This is a photograph of an old ammeter phase selector switch, found on a 3,300 V switchboard. Switchboard fittings are usually in a drab colour palette of gray, beige, and other neutral colours, so the bright-coloured markings on this switch are quite a contrast to the rest of the switchboard.
Ammeter Phase Selector Switch. Click for full size (4000×3000)
What ammeters are used for
Electrical switchgear often includes an ammeter, which shows how much electrical current is passing through the switchgear.
The obvious use of the ammeter is to read the electrical load on the power system, but the ammeter is useful for other things, such as motor troubleshooting, as well.
What the switch is used for
The switchgear in this photograph was built in the old days of ammeters with a physical dial and pointer. There are three phase conductors (‘red’, ‘yellow’, and ‘blue’) in the switchgear, but it was rare to find three separate ammeters. Having three ammeters would cost too much and take up too much space.
Instead, one ammeter is provided, and a selector switch, like the one shown in the photo, is arranged to switch the ammeter between the different phases.
The selector switch’s internal connections would probably be such that the selected phase is connected through to the ammeter, and the other two phases are short-circuited. Short-circuiting the other phases is important, because current sensors (magnetic current transformers) damage themselves if they are left un-connected with a current flowing through them.

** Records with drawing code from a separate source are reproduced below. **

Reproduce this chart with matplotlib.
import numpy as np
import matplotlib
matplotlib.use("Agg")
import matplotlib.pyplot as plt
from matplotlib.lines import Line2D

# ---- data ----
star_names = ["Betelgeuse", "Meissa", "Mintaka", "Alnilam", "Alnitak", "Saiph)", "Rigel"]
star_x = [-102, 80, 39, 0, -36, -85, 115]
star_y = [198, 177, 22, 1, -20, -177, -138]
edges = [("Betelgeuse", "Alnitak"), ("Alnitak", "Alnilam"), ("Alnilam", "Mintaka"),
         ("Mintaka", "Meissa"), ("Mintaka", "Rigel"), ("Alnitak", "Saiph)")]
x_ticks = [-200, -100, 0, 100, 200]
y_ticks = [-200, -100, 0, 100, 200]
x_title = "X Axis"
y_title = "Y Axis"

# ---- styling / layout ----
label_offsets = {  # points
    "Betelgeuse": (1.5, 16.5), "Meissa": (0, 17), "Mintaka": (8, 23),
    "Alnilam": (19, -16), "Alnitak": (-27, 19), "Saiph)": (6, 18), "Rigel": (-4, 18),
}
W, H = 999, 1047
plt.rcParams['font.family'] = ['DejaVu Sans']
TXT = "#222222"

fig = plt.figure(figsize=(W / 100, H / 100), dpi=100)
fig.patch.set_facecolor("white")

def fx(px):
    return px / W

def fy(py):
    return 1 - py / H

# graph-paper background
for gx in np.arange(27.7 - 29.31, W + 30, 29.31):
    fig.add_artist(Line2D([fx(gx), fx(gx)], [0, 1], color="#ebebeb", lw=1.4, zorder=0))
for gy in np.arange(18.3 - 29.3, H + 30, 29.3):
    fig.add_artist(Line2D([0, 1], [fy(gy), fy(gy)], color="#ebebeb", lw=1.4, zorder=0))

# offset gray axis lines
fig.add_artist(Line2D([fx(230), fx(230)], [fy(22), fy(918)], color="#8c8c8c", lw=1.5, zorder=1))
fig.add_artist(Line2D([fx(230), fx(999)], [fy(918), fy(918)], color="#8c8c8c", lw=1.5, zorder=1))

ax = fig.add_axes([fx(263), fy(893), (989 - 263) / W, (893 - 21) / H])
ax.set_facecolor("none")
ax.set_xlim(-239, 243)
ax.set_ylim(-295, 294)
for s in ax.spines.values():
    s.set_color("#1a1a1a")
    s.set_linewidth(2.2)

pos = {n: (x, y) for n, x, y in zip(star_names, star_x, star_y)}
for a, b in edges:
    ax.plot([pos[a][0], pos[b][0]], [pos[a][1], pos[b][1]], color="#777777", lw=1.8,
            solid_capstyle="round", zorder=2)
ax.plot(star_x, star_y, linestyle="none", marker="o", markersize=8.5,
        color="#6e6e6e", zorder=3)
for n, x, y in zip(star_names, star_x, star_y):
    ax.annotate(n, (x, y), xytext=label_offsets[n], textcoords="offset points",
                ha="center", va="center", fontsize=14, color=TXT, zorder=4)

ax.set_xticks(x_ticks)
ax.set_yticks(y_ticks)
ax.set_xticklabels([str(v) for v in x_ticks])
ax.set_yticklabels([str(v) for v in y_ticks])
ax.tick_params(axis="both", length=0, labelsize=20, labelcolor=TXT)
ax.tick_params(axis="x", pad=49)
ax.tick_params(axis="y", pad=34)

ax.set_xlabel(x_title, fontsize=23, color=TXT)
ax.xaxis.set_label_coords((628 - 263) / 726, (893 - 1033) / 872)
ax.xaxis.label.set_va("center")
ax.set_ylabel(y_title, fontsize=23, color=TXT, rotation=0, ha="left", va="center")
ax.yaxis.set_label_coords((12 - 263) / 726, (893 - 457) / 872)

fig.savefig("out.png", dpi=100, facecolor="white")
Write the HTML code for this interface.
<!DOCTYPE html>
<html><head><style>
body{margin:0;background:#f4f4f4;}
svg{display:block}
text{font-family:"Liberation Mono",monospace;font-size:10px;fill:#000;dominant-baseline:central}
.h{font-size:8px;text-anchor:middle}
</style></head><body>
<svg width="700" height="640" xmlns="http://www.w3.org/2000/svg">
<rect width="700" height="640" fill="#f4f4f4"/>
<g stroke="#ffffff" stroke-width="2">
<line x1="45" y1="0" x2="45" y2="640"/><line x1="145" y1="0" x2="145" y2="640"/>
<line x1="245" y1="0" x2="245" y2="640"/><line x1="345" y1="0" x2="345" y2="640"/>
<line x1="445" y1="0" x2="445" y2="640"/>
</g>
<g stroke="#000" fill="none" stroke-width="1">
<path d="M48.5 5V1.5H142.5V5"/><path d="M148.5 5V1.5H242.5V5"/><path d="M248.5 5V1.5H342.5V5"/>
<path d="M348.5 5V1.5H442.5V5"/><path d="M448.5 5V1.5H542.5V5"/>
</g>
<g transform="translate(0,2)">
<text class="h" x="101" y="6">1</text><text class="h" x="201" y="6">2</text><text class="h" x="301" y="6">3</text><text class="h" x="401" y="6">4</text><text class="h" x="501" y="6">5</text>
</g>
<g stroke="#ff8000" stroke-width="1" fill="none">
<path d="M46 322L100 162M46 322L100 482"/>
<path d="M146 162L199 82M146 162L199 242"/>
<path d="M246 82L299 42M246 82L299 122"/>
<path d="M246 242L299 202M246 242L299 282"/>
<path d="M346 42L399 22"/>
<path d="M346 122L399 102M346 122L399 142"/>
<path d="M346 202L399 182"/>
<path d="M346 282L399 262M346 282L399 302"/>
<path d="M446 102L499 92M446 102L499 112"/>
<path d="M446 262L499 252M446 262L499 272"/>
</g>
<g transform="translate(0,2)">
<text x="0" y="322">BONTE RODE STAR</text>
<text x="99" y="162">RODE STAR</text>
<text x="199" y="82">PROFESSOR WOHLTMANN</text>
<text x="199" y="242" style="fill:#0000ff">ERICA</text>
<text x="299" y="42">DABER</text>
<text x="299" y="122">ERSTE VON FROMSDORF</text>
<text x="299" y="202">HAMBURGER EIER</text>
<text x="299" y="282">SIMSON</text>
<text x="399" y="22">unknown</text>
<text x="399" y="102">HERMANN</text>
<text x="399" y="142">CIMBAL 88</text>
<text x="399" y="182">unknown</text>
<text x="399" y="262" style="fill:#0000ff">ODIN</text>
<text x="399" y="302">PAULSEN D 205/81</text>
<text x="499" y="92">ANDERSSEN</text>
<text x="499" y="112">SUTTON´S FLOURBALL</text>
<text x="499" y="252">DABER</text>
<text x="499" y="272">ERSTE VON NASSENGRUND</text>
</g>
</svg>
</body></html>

The fact that this particular selector switch is labelled ‘red, yellow, blue’ indicates its old age. The modern Australian phase colours are ‘red, white, blue’. One supposes this is because yellow paint fades to white in the sun.
In the modern age, physical ammeters with a moving pointer have been mostly replaced by digital meters with LCD displays. All three phases are permanently connected to the meter, so there is no need for selector switches.